Plotting code records:
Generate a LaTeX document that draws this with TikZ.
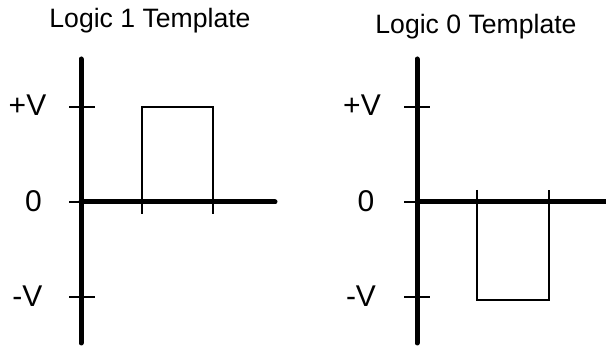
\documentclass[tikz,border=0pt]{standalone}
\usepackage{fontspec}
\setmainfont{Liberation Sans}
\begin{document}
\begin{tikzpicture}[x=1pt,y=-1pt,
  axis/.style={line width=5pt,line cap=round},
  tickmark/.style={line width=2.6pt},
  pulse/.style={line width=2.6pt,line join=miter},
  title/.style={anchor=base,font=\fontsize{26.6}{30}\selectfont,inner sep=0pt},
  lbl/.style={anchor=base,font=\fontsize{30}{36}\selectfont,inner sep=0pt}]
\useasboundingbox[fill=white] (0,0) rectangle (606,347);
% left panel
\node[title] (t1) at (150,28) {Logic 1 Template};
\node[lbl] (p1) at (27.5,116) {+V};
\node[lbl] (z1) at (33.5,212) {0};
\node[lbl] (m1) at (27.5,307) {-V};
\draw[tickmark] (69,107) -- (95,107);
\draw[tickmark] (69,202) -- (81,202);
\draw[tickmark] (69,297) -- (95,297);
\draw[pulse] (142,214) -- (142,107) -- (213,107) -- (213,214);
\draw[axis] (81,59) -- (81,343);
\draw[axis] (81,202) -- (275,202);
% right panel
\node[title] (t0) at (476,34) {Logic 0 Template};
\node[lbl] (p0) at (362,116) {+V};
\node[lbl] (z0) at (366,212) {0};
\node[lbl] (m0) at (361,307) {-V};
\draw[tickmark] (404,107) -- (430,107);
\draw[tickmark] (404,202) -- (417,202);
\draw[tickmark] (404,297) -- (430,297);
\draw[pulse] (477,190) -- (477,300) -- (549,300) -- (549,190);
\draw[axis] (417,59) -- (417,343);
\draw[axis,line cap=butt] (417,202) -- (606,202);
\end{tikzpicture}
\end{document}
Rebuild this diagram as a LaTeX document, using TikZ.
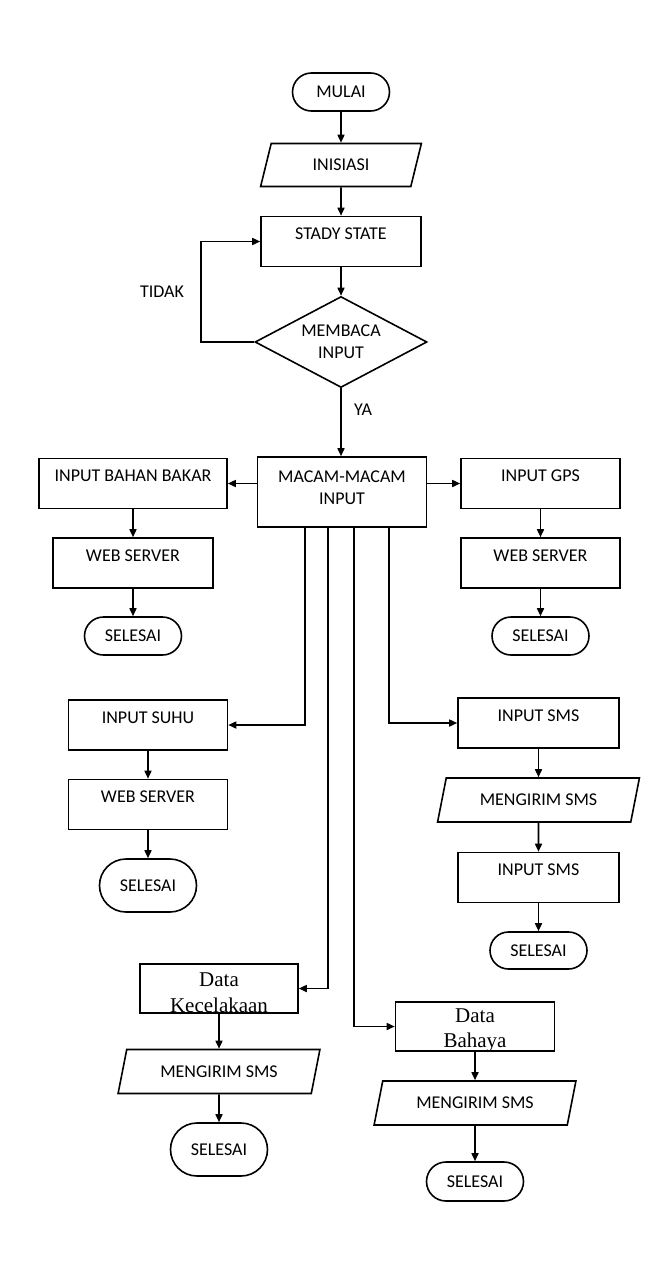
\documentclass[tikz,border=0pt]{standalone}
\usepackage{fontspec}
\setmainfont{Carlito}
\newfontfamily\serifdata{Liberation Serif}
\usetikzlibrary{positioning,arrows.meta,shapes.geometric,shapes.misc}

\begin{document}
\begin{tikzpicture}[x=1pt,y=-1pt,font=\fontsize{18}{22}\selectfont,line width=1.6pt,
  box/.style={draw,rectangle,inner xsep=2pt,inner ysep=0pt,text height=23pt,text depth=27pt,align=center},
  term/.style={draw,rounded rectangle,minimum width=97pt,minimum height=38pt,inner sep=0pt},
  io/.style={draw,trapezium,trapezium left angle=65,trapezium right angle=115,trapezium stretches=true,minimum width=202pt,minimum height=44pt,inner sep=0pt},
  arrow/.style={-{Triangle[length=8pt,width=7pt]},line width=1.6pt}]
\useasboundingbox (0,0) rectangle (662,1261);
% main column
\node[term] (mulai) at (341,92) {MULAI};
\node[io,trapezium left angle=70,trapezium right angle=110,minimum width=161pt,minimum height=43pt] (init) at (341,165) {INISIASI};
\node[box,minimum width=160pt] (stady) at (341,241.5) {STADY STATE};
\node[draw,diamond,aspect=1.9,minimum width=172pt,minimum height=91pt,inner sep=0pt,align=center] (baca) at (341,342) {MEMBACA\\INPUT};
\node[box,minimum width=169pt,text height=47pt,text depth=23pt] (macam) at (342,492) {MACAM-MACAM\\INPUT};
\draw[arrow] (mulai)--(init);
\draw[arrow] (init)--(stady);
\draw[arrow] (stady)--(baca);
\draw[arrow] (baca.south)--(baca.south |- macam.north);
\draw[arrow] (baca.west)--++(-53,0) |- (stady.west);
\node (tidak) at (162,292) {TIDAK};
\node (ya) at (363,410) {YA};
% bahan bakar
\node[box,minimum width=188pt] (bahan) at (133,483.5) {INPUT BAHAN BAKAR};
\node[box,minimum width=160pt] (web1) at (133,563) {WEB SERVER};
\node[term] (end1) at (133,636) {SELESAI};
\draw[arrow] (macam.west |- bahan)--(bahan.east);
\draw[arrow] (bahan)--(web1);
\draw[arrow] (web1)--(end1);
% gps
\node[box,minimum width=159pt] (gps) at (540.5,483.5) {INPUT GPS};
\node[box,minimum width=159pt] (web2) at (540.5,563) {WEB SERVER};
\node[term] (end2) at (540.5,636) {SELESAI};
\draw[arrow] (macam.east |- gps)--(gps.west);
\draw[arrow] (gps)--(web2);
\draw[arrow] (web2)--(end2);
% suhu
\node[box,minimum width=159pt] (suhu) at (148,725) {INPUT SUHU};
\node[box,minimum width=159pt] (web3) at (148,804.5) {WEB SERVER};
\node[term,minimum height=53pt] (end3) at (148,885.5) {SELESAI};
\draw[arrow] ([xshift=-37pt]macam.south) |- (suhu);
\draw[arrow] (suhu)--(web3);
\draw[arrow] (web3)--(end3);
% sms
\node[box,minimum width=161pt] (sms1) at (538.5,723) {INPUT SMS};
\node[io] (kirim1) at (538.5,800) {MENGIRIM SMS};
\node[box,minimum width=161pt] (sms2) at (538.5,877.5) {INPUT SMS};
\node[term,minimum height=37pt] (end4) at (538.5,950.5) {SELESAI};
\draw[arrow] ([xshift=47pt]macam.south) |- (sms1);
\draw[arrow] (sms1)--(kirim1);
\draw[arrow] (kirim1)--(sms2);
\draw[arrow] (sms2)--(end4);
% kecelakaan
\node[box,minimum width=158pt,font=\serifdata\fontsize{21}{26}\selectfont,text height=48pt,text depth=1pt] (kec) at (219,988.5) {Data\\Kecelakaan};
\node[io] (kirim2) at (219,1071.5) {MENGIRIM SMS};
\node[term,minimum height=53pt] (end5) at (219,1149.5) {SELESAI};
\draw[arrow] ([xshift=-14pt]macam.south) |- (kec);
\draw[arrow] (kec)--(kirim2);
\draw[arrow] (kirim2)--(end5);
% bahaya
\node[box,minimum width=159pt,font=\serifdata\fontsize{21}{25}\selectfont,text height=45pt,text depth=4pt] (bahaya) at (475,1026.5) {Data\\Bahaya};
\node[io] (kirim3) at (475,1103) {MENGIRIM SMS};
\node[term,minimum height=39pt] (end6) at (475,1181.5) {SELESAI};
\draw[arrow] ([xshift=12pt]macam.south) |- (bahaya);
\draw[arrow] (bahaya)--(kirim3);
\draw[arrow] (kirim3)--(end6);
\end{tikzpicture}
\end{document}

### DIRECTIONS
Find all the lines containing "LaTeX" in the material, then copy them.

### RESPONSE TO THIS TASK
Generate a LaTeX document that draws this with TikZ.
Rebuild this diagram as a LaTeX document, using TikZ.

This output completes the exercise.